Sweet. Please let the operators of all the physical tollbooths know that k?

Whether you automate the system or not though, youre adding lots of overhead, and the problem is they will collect way more than it takes to build or maintain the roads. Once that revenue stream is there its probably there for good.

This is the most expensive and inefficient way to manage public transportation infrastructure that has ever existed.

http://www.motorists.org/tolls/bad-idea

Toll roads are literally a monopoly that is sanctioned and protected by the state.

Yet, the state's citizens and other highway users have no channel to influence toll road management and pricing decisions. Upgrades and improvements to any highway viewed as competing with the toll road are likely to be postponed or ignored. Unnecessary congestion, underposted speed limits and arbitrary enforcement on alternative roads are silently condoned by transportation officials and elected officials.

Think about it, toll roads can't compete without the presence of congestion and motorist inconvenience on the public highway system. Are congestion problems going to be corrected if they threaten the income of the toll road? Not in our lifetimes!

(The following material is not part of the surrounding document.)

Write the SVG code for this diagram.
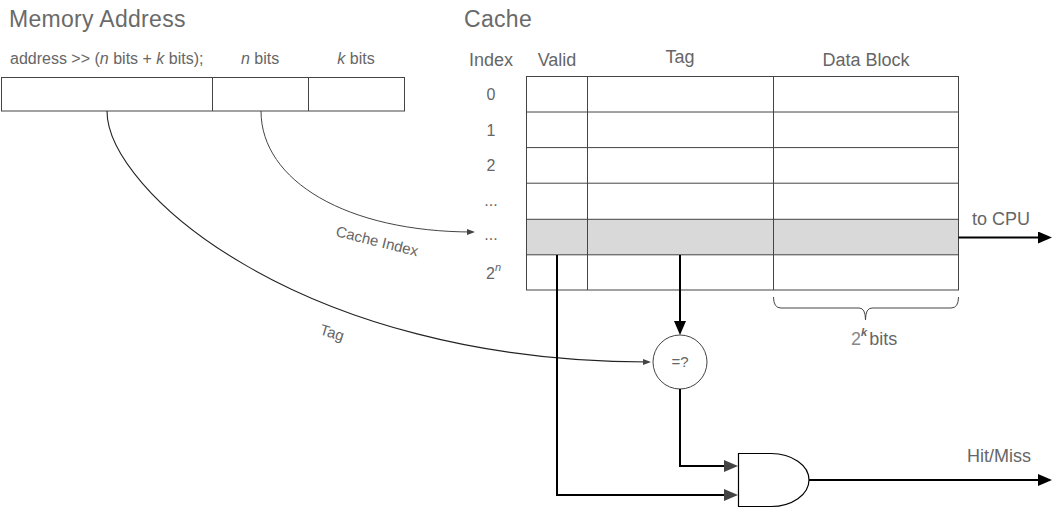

Motorists found this out the hard way in Orange County, California, when a clause in the model contract for the 91 Freeway Express Lanes prevented expansion of the freeway's regular lanes. As a result, congestion got so bad that in April 2002 the Orange County Transportation Authority paid $207.5 million to buy out the toll lanes that originally cost just $139 million to build.

Not suprising is it? How do you make the most money on a toll road? CONGESTION! The greater the traffic density the more money you make. Same goes for traffic in the aisles at your local wallmart.

A real market-based system has willing sellers, willing buyers, and reasonably unfettered competition.

Any highway of consequence falls flat from the get-go, when it comes to market principles.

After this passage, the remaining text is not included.